Show review: Sigur Rós at Thomas Wolfe Auditorium

Photo by Taylor Smith

Sigur Rós is more than a band, it is a memory palace. When the Icelandic group’s ethereal shoegaze music emerged in the U.S. in the early 2000s, it came as slow, beautiful and potentially confusing as a rolling fog. Frontman Jónsi Birgisson sings in either Icelandic or his invented, phonetic language, Hopelandic. The music doesn’t have many hooks, per se, mainly just heavenly clouds of soft, heavily reverbed sound. The ambiguity has built a fervent fan base for Sigur Rós by creating gorgeous spaces into which listeners can place their own meanings.

On Monday, Sigur Rós performed a two-act set at the Thomas Wolfe Auditorium. That much emotional anticipation can set a high bar for live performance. Adding to the challenge, Sigur Rós is touring without a new album and without long-time member and keyboardist Kjartan Sveinsson, responsible for the band’s epic orchestral and string arrangements.

The evening started out slow with a new song, “Á.” The song has a throbbing, looped drum track, which Jónsi soared over with his lofty, swooping vocals. The familiar tone allowed the audience to take in the stage scaffolding: metal framing dividing the stage and a huge, wide-gauge mesh curtain backdrop. It supported the lighting and became its own visual effect by partitioning the stage and raggedly framing the psychedelic video projections.

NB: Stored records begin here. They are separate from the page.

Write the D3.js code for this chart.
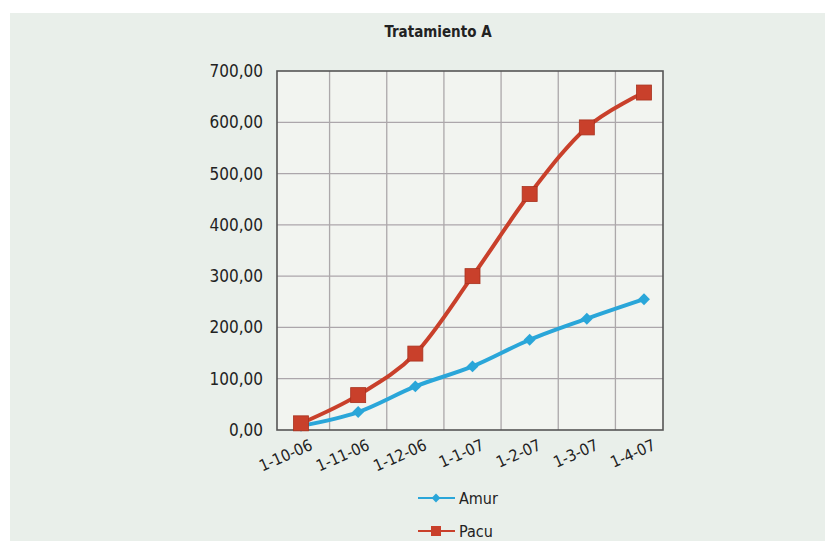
<!DOCTYPE html>
<html lang="es">
<head>
<meta charset="UTF-8">
<title>Tratamiento A</title>
<style>
  body { margin: 0; background: #fff; }
  text { font-family: "DejaVu Sans", sans-serif; font-stretch: condensed; fill: #222; }
</style>
</head>
<body>
<svg id="svg" width="825" height="541"></svg>
<script src="https://d3js.org/d3.v7.min.js"></script>
<script>
const fechas = ["1-10-06", "1-11-06", "1-12-06", "1-1-07", "1-2-07", "1-3-07", "1-4-07"]
const amur = [8, 35, 85, 124, 176, 217, 255]
const pacu = [13, 68, 149, 300, 460, 590, 658]
const yTicks = [0, 100, 200, 300, 400, 500, 600, 700]

const svg = d3.select("#svg")
const padding = { top: 71, left: 277, right: 162, bottom: 111 }
const width = +svg.attr("width")
const height = +svg.attr("height")
const innerW = width - padding.left - padding.right
const innerH = height - padding.top - padding.bottom

// fondo del papel escaneado
svg.append("rect").attr("x", 10).attr("y", 13).attr("width", width - 10).attr("height", height - 13)
  .attr("fill", "#e9efea")

svg.append("text").attr("x", 438).attr("y", 37).attr("text-anchor", "middle")
  .attr("font-size", 15).attr("font-weight", "bold").text("Tratamiento A")

const x = d3.scalePoint().domain(fechas).range([24, innerW - 19])
const step = x.step()
const y = d3.scaleLinear().domain([0, 700]).range([innerH, 0])

const g = svg.append("g").attr("transform", `translate(${padding.left},${padding.top})`)

g.append("rect").attr("width", innerW).attr("height", innerH).attr("fill", "#f2f4f0")

// rejilla horizontal
g.append("g").selectAll("line").data(yTicks.slice(1, -1)).join("line")
  .attr("x1", 0).attr("x2", innerW)
  .attr("y1", d => y(d)).attr("y2", d => y(d))
  .attr("stroke", "#aca6ab").attr("stroke-width", 1.3)

// rejilla vertical (entre categorias)
g.append("g").selectAll("line").data(fechas.slice(1)).join("line")
  .attr("x1", d => x(d) - step / 2).attr("x2", d => x(d) - step / 2)
  .attr("y1", 0).attr("y2", innerH)
  .attr("stroke", "#aca8aa").attr("stroke-width", 1.3)

g.append("rect").attr("width", innerW).attr("height", innerH)
  .attr("fill", "none").attr("stroke", "#555").attr("stroke-width", 1.6)

const yAxis = d3.axisLeft(y).tickValues(yTicks).tickSize(0).tickPadding(14)
  .tickFormat(d => d3.format(".2f")(d).replace(".", ","))
g.append("g").call(yAxis).call(a => a.select(".domain").remove())
  .selectAll("text").attr("font-size", 17).attr("fill", "#222")

const xAxis = d3.axisBottom(x).tickSize(0).tickPadding(0)
g.append("g").attr("transform", `translate(0,${innerH})`).call(xAxis)
  .call(a => a.select(".domain").remove())
  .selectAll("text")
  .attr("font-size", 16).attr("fill", "#222")
  .attr("text-anchor", "end")
  .attr("dy", 0)
  .attr("transform", "translate(12,19) rotate(-24)")

const line = d3.line().x((d, i) => x(fechas[i])).y(d => y(d)).curve(d3.curveCatmullRom.alpha(0))

const azul = "#2aa6d9"
const rojo = "#c9402b"

g.append("path").datum(amur).attr("d", line).attr("fill", "none")
  .attr("stroke", azul).attr("stroke-width", 4)
g.append("path").datum(pacu).attr("d", line).attr("fill", "none")
  .attr("stroke", rojo).attr("stroke-width", 4)

g.append("g").selectAll("path").data(amur).join("path")
  .attr("d", d3.symbol(d3.symbolDiamond2, 90))
  .attr("transform", (d, i) => `translate(${x(fechas[i])},${y(d)})`)
  .attr("fill", azul)

g.append("g").selectAll("rect").data(pacu).join("rect")
  .attr("x", (d, i) => x(fechas[i]) - 7.5)
  .attr("y", d => y(d) - 7.5)
  .attr("width", 15).attr("height", 15)
  .attr("fill", rojo).attr("stroke", "#a8321f").attr("stroke-width", 0.8)

// leyenda
const series = [
  { name: "Amur", color: azul },
  { name: "Pacu", color: rojo }
]
const leg = svg.append("g").attr("transform", "translate(418,498)")
series.forEach((s, i) => {
  const row = leg.append("g").attr("transform", `translate(0,${i * 33})`)
  row.append("line").attr("x1", 0).attr("x2", 37).attr("stroke", s.color).attr("stroke-width", 2)
  if (i === 0) {
    row.append("path").attr("d", d3.symbol(d3.symbolDiamond2, 50)).attr("transform", "translate(18,0)").attr("fill", s.color)
  } else {
    row.append("rect").attr("x", 13).attr("y", -5).attr("width", 10).attr("height", 10).attr("fill", s.color)
  }
  row.append("text").attr("x", 41).attr("y", 6).attr("font-size", 16).text(s.name)
})
</script>
</body>
</html>
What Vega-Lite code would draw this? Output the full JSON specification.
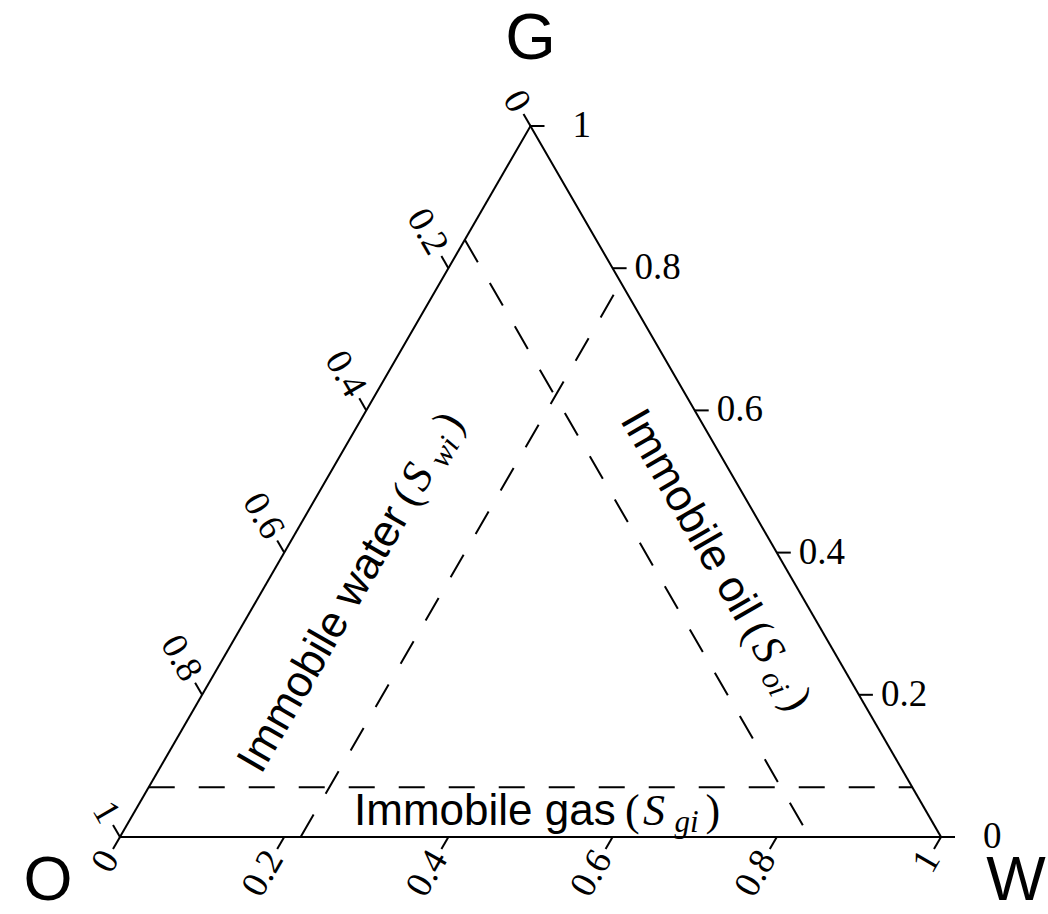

The band really came alive during moments of punk rage. In the first set, that came in Jonsi’s signature guitar-played-with-cello-bow, him flourishing it forward at climaxes like a cane slipping out from underneath an old man.

The second set had the real gems. “Ný Batterí” from 1999’s Ágætis Byrjun has a mid-song breakdown where the delicate vocals of Jonsi collude with thrashing, distorted drums and guitar. That evening, when the moment came, it seemed to release an enormous amount of tension — an arena-sized primal scream — allowing a peek into the original magic of the group.

In the same way cheap flights have recently reduced the otherness of Iceland a bit, Sigur Rós has also become a bit more earthly. Revisiting memories from years ago can sometimes feel sheepish, like reading an old journal. Despite the cynicism of time, there are still moments when the band’s music glimpses perfect transcendence. Not too shabby for three guys playing rock ‘n’ roll.